During course of arguments, learned standing counsel has brought to my notice the amendment made in Rule 5 by (Eleventh Amendment) Rules 2014 which was published in U.P. Gazette on 22.1.2014 (with effect from 22.1.2014), whereby it is provided that in case the appointment is to be made on the post for which typewriting is essential qualification and if the applicant/dependant lacks the required proficiency in typewriting, he shall be appointed on the condition that he will acquire the requisite speed within a year, failing which general annual increment shall be withheld. He shall be given one further year to acquire the requisite speed and in case he fails to acquire the said speed, his services shall be dispensed with. For ready reference, the amendment made in Rule 5 is extracted below :
"Provided that in case appointment is to be made on a post for which typewriting has been prescribed as an essential qualification and the dependent of the deceased Govt. servant does not possess the required proficiency in typewriting, he shall be appointed subject to the condition that he would acquire the requisite speed of 25 words per minute in typewriting well within one year and if he fails to do so, his general annual increment shall be withheld and a further period of one year shall be granted to him to acquire the requisite speed in typewriting and if in the extended period also he again fails to acquire the requisite speed in typewriting, his services shall be dispensed with."

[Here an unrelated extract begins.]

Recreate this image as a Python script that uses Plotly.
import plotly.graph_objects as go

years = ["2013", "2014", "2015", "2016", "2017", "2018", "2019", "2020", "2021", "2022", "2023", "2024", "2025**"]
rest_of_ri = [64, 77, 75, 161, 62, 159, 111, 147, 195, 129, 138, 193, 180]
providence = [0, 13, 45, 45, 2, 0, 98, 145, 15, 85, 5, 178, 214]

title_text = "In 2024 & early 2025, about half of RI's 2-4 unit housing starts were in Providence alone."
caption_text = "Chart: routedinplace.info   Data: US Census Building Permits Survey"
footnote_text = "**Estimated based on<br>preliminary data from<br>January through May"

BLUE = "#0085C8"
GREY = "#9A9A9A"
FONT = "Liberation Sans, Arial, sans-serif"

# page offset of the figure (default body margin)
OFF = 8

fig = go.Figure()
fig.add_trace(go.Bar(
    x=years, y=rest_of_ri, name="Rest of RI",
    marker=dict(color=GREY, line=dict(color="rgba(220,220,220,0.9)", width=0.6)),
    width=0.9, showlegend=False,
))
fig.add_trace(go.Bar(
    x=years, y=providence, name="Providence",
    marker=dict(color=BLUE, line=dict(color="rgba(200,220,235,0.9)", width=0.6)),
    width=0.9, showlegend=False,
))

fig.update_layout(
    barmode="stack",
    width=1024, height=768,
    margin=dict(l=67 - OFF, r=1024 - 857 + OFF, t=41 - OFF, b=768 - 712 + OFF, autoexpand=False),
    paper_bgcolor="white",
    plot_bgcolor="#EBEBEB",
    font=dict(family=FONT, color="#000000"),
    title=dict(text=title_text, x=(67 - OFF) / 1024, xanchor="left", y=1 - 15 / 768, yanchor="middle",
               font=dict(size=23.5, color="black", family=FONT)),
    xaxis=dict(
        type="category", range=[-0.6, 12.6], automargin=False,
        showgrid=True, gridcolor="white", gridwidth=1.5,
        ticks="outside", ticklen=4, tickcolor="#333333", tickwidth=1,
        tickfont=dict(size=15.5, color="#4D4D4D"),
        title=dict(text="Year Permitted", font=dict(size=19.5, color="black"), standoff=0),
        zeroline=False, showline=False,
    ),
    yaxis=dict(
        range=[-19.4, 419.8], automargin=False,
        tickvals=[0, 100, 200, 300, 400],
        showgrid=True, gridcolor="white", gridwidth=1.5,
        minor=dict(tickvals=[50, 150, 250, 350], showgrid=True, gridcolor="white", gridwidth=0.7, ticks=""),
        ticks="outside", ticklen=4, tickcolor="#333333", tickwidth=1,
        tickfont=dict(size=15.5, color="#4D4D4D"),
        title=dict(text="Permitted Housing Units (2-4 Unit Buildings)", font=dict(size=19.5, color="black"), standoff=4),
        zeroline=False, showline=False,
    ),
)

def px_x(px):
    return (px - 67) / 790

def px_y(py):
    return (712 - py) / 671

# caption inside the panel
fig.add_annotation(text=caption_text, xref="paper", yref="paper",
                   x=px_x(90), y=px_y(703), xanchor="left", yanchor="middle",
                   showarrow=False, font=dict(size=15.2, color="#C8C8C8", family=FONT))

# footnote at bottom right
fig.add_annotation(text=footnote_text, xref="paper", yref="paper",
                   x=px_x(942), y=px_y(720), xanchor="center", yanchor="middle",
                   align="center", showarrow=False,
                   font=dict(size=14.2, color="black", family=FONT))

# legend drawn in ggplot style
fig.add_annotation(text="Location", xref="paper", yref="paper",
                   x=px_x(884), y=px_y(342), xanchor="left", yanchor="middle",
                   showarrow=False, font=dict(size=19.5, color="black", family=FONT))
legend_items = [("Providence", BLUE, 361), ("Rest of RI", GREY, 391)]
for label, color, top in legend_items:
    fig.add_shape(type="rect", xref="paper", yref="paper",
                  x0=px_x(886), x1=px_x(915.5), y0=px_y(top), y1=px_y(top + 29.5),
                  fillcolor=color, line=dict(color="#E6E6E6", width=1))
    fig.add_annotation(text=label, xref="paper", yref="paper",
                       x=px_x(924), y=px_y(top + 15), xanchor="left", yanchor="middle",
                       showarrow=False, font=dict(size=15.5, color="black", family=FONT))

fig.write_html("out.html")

The said amendment , in my view, has no application in the present case. From the notification, it is evident that it has been made effective from 22.1.2014. The amendment cannot be operative with retrospective effect. Regard being had to the fact that appointment of the petitioner was made on 30.4.2003, hence the amended rule could not be applicable to her. It is trite law that an amendment cannot be made effective retrospectively if it takes away a vested right. Reference may be made to the judgment of Supreme Court in State of Orissa and others Vs. Saroj Kumar Jena, 2011 (2) SCC 794, Director General of Foreign Trade and others Vs. Kanak Exports and others, 2016(2) SCC 226, Suhas H. Pophale Vs. Oriental Insurance Co. Ltd. And its Esate Officer, AIR 2014 SC 1509 and Kusumam Hotels (P) Ltd. Vs. Kerala State Electricity Board and others, AIR 2008 SC 2796.
In addition to above, the amended rule also indicate that the intention of the rule making authority is that after the extended period if the candidate fails to acquire the requisite speed in typewriting his services shall be dispensed with. In the case in hand, even if the condition of amended rule is made applicable, neither her general annual increment was withheld and she was repeatedly subjected to typing tests on more than two occasions which is not permissible even under the amended rule.

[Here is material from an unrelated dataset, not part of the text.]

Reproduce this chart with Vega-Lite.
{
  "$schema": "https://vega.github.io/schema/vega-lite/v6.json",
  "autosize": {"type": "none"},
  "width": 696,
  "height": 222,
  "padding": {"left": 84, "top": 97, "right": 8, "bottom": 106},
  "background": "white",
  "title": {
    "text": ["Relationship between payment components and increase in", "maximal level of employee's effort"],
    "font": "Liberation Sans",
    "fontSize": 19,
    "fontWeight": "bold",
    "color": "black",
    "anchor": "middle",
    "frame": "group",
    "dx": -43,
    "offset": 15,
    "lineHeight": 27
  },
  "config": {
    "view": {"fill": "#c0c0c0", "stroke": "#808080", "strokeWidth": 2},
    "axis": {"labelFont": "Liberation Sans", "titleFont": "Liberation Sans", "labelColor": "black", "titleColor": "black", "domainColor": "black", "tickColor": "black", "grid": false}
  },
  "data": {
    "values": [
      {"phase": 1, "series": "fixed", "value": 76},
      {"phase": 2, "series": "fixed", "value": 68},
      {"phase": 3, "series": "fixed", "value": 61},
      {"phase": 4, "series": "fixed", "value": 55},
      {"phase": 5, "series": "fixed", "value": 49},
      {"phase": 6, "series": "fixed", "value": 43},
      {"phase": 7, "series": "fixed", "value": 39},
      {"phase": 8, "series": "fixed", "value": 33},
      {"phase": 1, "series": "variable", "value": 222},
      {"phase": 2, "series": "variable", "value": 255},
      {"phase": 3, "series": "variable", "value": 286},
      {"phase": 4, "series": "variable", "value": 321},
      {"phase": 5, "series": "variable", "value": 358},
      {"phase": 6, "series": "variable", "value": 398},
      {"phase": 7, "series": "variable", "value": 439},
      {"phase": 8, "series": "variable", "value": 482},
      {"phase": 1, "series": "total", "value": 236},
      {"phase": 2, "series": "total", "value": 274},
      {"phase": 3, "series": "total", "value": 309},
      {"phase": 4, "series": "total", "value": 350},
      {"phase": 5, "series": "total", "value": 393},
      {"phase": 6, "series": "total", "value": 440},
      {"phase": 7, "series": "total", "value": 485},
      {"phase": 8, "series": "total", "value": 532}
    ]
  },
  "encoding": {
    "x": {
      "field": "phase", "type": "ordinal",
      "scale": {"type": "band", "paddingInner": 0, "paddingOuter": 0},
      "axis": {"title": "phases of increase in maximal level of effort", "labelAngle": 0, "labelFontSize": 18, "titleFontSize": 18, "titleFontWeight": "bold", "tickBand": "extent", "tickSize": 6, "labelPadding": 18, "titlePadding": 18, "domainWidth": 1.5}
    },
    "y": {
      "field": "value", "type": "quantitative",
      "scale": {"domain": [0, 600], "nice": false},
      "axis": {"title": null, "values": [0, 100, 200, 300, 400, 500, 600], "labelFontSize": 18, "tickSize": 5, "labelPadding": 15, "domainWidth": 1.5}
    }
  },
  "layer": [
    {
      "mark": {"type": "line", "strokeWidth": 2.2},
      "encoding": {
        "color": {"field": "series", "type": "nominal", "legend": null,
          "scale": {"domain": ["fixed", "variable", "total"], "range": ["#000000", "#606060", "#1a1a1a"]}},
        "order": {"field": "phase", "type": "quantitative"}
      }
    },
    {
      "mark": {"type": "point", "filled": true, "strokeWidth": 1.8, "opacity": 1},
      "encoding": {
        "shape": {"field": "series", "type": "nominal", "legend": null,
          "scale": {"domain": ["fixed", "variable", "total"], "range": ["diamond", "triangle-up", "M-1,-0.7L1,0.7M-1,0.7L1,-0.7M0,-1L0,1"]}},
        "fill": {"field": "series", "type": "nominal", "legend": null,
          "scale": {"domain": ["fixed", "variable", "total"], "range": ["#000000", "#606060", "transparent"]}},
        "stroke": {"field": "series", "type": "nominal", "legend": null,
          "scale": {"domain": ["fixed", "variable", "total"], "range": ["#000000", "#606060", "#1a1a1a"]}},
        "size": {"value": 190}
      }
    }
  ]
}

In view of the above, I find that the petitioner is working for more than 14 years and her services cannot be terminated at this distance of time.
After careful consideration of the matter, I am of the view that reasons assigned in the impugned order are unsustainable. Accordingly, the order impugned dated 4.2.2017 is set aside and the respondents are directed to reinstate the petitioner in service forthwith with all consequential benefits.
In the result, the petition succeeds and is allowed.
Having regard to the fact that earlier special appeal of the respondents was dismissed with costs of Rs. 1700/- and that direction of the Supreme Court has not been followed as well as financial status of the petitioner, who happens to be a divorcee, the State is directed to pay cost of Rs. 20,000/- (twenty thousand only) to the petitioner within six weeks.